И везде одинаковое положение. В военном госпитале на Екатерининской площади: «на 600 раненых там восемь сестер и три доктора, перевязочного материала нет, белья нет, одеял и кроватей нет – ничего нет. Воровство идет вовсю – шлют 1000 простыней, приходит 500 и т. д., пакля вместо ваты… Хочу перейти туда».

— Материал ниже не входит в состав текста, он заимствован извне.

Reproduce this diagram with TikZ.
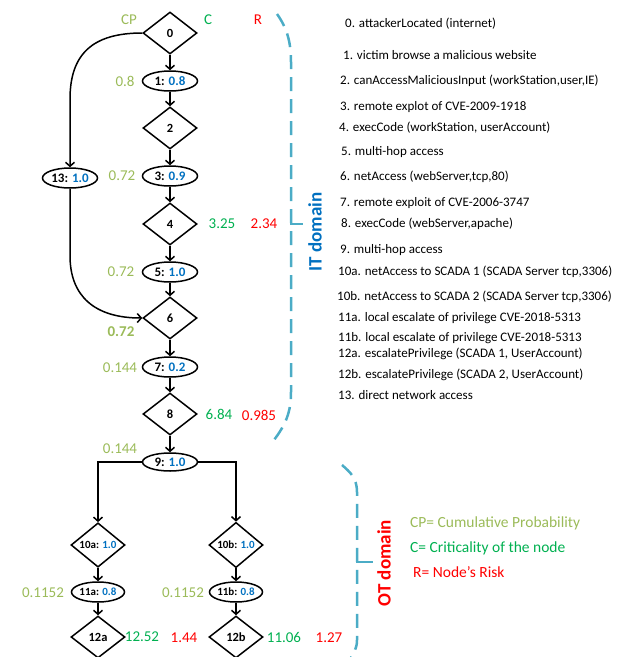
\documentclass[tikz,border=0pt]{standalone}
\usepackage{fontspec}
\setmainfont{Carlito}
\usetikzlibrary{shapes.geometric,arrows.meta}
\definecolor{cpc}{HTML}{9BBB59}
\definecolor{cc}{HTML}{00B050}
\definecolor{rc}{HTML}{FF0000}
\definecolor{nb}{HTML}{0070C0}
\definecolor{brc}{HTML}{4BACC6}
\tikzset{
  dia/.style={diamond, draw, line width=1.5pt, minimum width=54pt, minimum height=42pt, inner sep=0pt, font=\bfseries\fontsize{12.5}{13}\selectfont},
  ell/.style={ellipse, draw, line width=1.5pt, minimum width=55pt, minimum height=20pt, inner sep=0pt, font=\bfseries\fontsize{13}{14}\selectfont},
  smallf/.style={font=\bfseries\fontsize{11}{12}\selectfont},
  arr/.style={line width=1.5pt, -{Straight Barb[length=4pt,width=9pt,line width=1.5pt]}},
  cpl/.style={text=cpc, font=\fontsize{15}{17}\selectfont, inner sep=0pt},
  cl/.style={text=cc, font=\fontsize{15}{17}\selectfont, inner sep=0pt},
  rl/.style={text=rc, font=\fontsize{15}{17}\selectfont, inner sep=0pt},
  lst/.style={anchor=west, font=\fontsize{13}{15}\selectfont, inner sep=0pt},
  leg/.style={anchor=west, font=\fontsize{15.5}{17}\selectfont, inner sep=0pt},
  brace/.style={brc, line width=2.5pt, dash pattern=on 14pt off 8pt},
  tick/.style={brc, line width=2.5pt},
  dom/.style={rotate=90, font=\bfseries\fontsize{19}{21}\selectfont, inner sep=0pt}
}
\begin{document}
\begin{tikzpicture}[x=1pt,y=1pt]
\useasboundingbox (0,0) rectangle (621,-657);
% nodes
\node[dia] (n0) at (170,-33) {0};
\node[ell] (n1) at (170,-81) {1: \textcolor{nb}{0.8}};
\node[dia] (n2) at (170,-128) {2};
\node[ell] (n3) at (170,-176) {3: \textcolor{nb}{0.9}};
\node[dia] (n4) at (170,-224) {4};
\node[ell] (n5) at (170,-272) {5: \textcolor{nb}{1.0}};
\node[dia] (n6) at (170,-318) {6};
\node[ell] (n7) at (170,-367) {7: \textcolor{nb}{0.2}};
\node[dia] (n8) at (170,-414) {8};
\node[ell, minimum height=18pt] (n9) at (170,-462) {9: \textcolor{nb}{1.0}};
\node[ell] (n13) at (70,-178) {13: \textcolor{nb}{1.0}};
\node[dia, smallf] (n10a) at (98,-545) {10a: \textcolor{nb}{1.0}};
\node[dia, smallf] (n10b) at (236,-545) {10b: \textcolor{nb}{1.0}};
\node[ell, smallf, minimum width=53pt] (n11a) at (98,-592) {11a: \textcolor{nb}{0.8}};
\node[ell, smallf, minimum width=53pt] (n11b) at (236,-592) {11b: \textcolor{nb}{0.8}};
\node[dia] (n12a) at (98,-637) {12a};
\node[dia] (n12b) at (236,-637) {12b};
% edges
\draw[arr] (n0) -- (n1);
\draw[arr] (n1) -- (n2);
\draw[arr] (n2) -- (n3);
\draw[arr] (n3) -- (n4);
\draw[arr] (n4) -- (n5);
\draw[arr] (n5) -- (n6);
\draw[arr] (n6) -- (n7);
\draw[arr] (n7) -- (n8);
\draw[arr] (n8) -- (n9);
\draw[arr] (n0.west) .. controls +(-50,0) and +(0,45) .. ([yshift=68pt]n13.north) -- (n13.north);
\draw[arr] (n13.south) -- ++(0,-67) .. controls +(0,-40) and +(-48,0) .. (n6.west);
\draw[arr] (n9.west) -| (n10a.north);
\draw[arr] (n9.east) -| (n10b.north);
\draw[arr] (n10a) -- (n11a);
\draw[arr] (n10b) -- (n11b);
\draw[arr] (n11a) -- (n12a);
\draw[arr] (n11b) -- (n12b);
% header
\node[cpl] (hcp) at (129,-20) {CP};
\node[cl] (hc) at (208,-20) {C};
\node[rl] (hr) at (258,-20) {R};
% values
\node[cpl] (cp1) at (125,-81) {0.8};
\node[cpl] (cp3) at (122,-176) {0.72};
\node[cpl] (cp5) at (121,-272) {0.72};
\node[cpl, font=\bfseries\fontsize{15}{17}\selectfont] (cp6) at (121,-332) {0.72};
\node[cpl] (cp7) at (120,-368) {0.144};
\node[cpl] (cp9) at (120,-449) {0.144};
\node[cpl] (cp11a) at (43,-593) {0.1152};
\node[cpl] (cp11b) at (183,-593) {0.1152};
\node[cl] (c4) at (222,-224) {3.25};
\node[rl] (r4) at (264,-224) {2.34};
\node[cl] (c8) at (219,-414) {6.84};
\node[rl] (r8) at (259,-415) {0.985};
\node[cl] (c12a) at (142,-637) {12.52};
\node[rl] (r12a) at (184,-638) {1.44};
\node[cl] (c12b) at (284,-637) {11.06};
\node[rl] (r12b) at (329,-638) {1.27};
% list
\node[lst] (t0) at (345,-24) {0. attackerLocated (internet)};
\node[lst] (t1) at (343,-55) {1. victim browse a malicious website};
\node[lst] (t2) at (340,-81) {2. canAccessMaliciousInput (workStation,user,IE)};
\node[lst] (t3) at (340,-107) {3. remote explot of CVE-2009-1918};
\node[lst] (t4) at (339,-128) {4. execCode (workStation, userAccount)};
\node[lst] (t5) at (341,-152) {5. multi-hop access};
\node[lst] (t6) at (340,-177) {6. netAccess (webServer,tcp,80)};
\node[lst] (t7) at (340,-203) {7. remote exploit of CVE-2006-3747};
\node[lst] (t8) at (341,-224) {8. execCode (webServer,apache)};
\node[lst] (t9) at (340,-250) {9. multi-hop access};
\node[lst] (t10a) at (338,-272) {10a. netAccess to SCADA 1 (SCADA Server tcp,3306)};
\node[lst] (t10b) at (337,-297) {10b. netAccess to SCADA 2 (SCADA Server tcp,3306)};
\node[lst] (t11a) at (338,-318) {11a. local escalate of privilege CVE-2018-5313};
\node[lst] (t11b) at (338,-338) {11b. local escalate of privilege CVE-2018-5313};
\node[lst] (t12a) at (338,-354) {12a. escalatePrivilege (SCADA 1, UserAccount)};
\node[lst] (t12b) at (338,-375) {12b. escalatePrivilege (SCADA 2, UserAccount)};
\node[lst] (t13) at (338,-395) {13. direct network access};
% legend
\node[leg, text=cpc] (lg1) at (410,-523) {CP= Cumulative Probability};
\node[leg, text=cc] (lg2) at (410,-548) {C= Criticality of the node};
\node[leg, text=rc] (lg3) at (413,-572) {R= Node’s Risk};
% braces
\draw[brace] (277,-14) .. controls (287,-28) and (291,-42) .. (291,-62) -- (291,-392) .. controls (291,-412) and (286,-424) .. (274,-440);
\draw[tick] (291,-214) -- (291,-224) -- (303,-224);
\node[dom, text=nb] (itd) at (315,-232) {IT domain};
\draw[brace] (342,-465) .. controls (350,-472) and (357,-478) .. (357,-492) -- (357,-640) .. controls (357,-648) and (354,-654) .. (348,-662);
\draw[tick] (357,-552) -- (357,-562) -- (373,-562);
\node[dom, text=rc] (otd) at (384,-563) {OT domain};
\end{tikzpicture}
\end{document}
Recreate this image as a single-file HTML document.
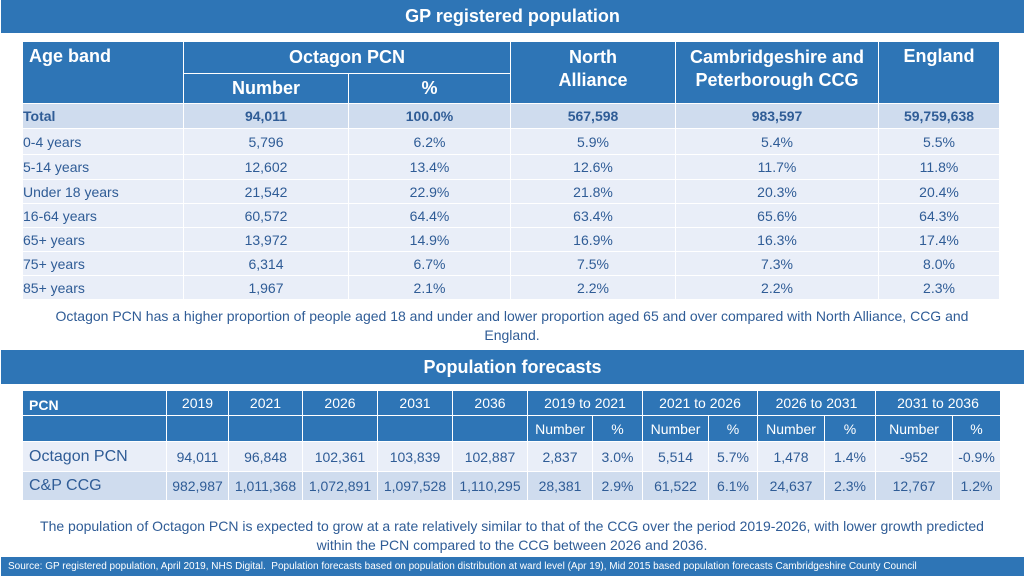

В те дни произошло важное событие.

«9 сентября

«Третьего дня (то есть 7 сентября. – Н.Ш.) С. был на интересном заседании писателей, ученых, общественных деятелей и артистов, собравшихся с целью выразить протест против немецких зверств. Заседание открыл Ю. Бунин, заявив, что его брат, Иван, составил воззвание к русскому народу или ко всем, и что все собравшиеся, конечно, не могут молчать и должны подписать. Южин, председатель, предложил всем высказаться – молчание. Тогда С. сказал, что раньше, чем обсуждать, надо знать воззвание и попросил его прочесть. Иван Бунин прочел лирическое воззвание, написанное от имени писателей, артистов и художников, написал воззвание с протестом против жестокостей немцев».